O problema de Weimar, e isto sim se assemelha aos dias atuais, é que pouco a pouco começou a se diluir a confiança dos diferentes Governos na capacidade de alcançar um mínimo de governabilidade capaz de resolver os problemas socioeconômicos. Além do tamanho dos problemas de fundo que iam se acumulando, as desajeitadas interferências presidenciais de Hindenburg, a extrema fragmentação do sistema de partidos e as contínuas mobilizações de massa de diferentes tendências provocaram uma desestabilização permanente que afetou a própria legitimidade da democracia. E, como alguns dos principais teóricos da época advertiram, isso obrigava a combater o multiforme iliberalismo com a reivindicação dos valores republicanos como base normativa imprescindível. Uma democracia sem aspirações de justiça social, como apontou Hermann Heller, acabaria quebrando, e essa evidência serviu depois de inspiração para o “pacto social-democrático” do pós-guerra. Aliás, o termo “democracia iliberal”, hoje tão em voga, foi utilizado pela primeira vez neste contexto por Wilhelm Röpke no início dos anos 1930.

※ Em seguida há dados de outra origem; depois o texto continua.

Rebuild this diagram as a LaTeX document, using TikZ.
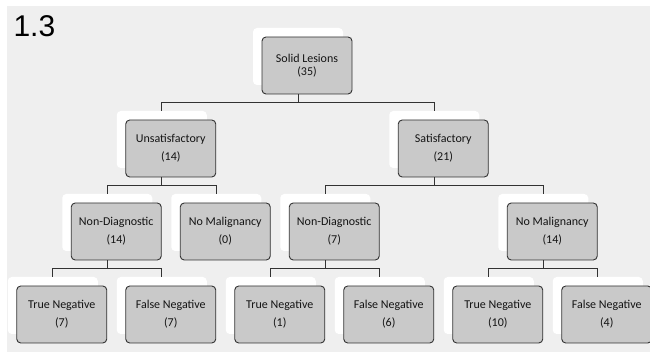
\documentclass[tikz,border=0pt]{standalone}
\usepackage{fontspec}
\setmainfont{Carlito}
\newfontfamily\labelfont{Liberation Sans}
\usepackage{tikz}
\usetikzlibrary{positioning,shadows}

\definecolor{bggray}{RGB}{239,239,239}
\definecolor{boxgray}{RGB}{201,201,201}
\definecolor{edgegray}{RGB}{50,50,50}

\begin{document}
\begin{tikzpicture}[x=1pt, y=1pt, node distance=83pt and 54.5pt, on grid,
    box/.style={draw=edgegray, line width=0.9pt, fill=boxgray, rounded corners=4pt,
      minimum width=90pt, minimum height=57pt, inner sep=0pt, align=center,
      text=black!92, font=\fontsize{12}{18}\selectfont,
      general shadow={fill=white, shadow xshift=-9pt, shadow yshift=9pt}},
    link/.style={draw=edgegray, line width=0.9pt}]
    \useasboundingbox (0,0) rectangle (650,358);
    \fill[bggray] (7,6) rectangle (650,352);
    \node[anchor=base west, font=\labelfont\fontsize{30}{30}\selectfont] (title) at (10,321) {1.3};

    \node[box, font=\fontsize{12}{13}\selectfont] (root) at (307,292.5) {Solid Lesions\\(35)};
    \node[box, below left=83pt and 136.25pt of root] (unsat) {Unsatisfactory\\(14)};
    \node[box, below right=83pt and 136.25pt of root] (sat) {Satisfactory\\(21)};
    \node[box, below left=of unsat] (nd1) {Non-Diagnostic\\(14)};
    \node[box, below right=of unsat] (nm1) {No Malignancy\\(0)};
    \node[box, below left=83pt and 109pt of sat] (nd2) {Non-Diagnostic\\(7)};
    \node[box, below right=83pt and 109pt of sat] (nm2) {No Malignancy\\(14)};
    \node[box, below left=of nd1] (tn1) {True Negative\\(7)};
    \node[box, below right=of nd1] (fn1) {False Negative\\(7)};
    \node[box, below left=of nd2] (tn2) {True Negative\\(1)};
    \node[box, below right=of nd2] (fn2) {False Negative\\(6)};
    \node[box, below left=of nm2] (tn3) {True Negative\\(10)};
    \node[box, below right=of nm2] (fn3) {False Negative\\(4)};

    % elbow connectors, parent to child
    \foreach \p/\c in {root/unsat, root/sat, unsat/nd1, unsat/nm1, sat/nd2, sat/nm2,
        nd1/tn1, nd1/fn1, nd2/tn2, nd2/fn2, nm2/tn3, nm2/fn3}
      \draw[link] ([xshift=-9pt]\p.south) -- ++(0,-8) -| ([shift={(-9pt,9pt)}]\c.north);
\end{tikzpicture}
\end{document}
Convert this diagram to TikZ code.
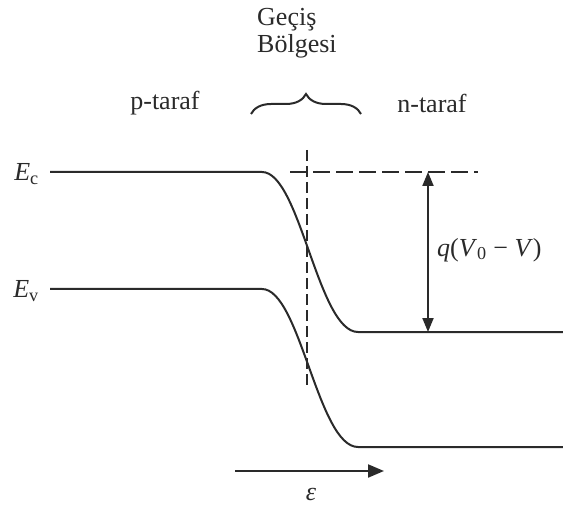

A Constituição de Bonn aprenderia depois com todas essas deficiências de construção institucional e apostaria naquilo que Löwenstein qualificou de “democracia militante”. Mas também tiraria da experiência de Weimar sua obsessão pelos déficits orçamentários e pela demonização da inflação.O que nos diferencia de Weimar, sem dúvida, é que soubemos aprender com o desastre. Esperemos que seu exemplo tão invocado contribua para exorcizá-lo completamente.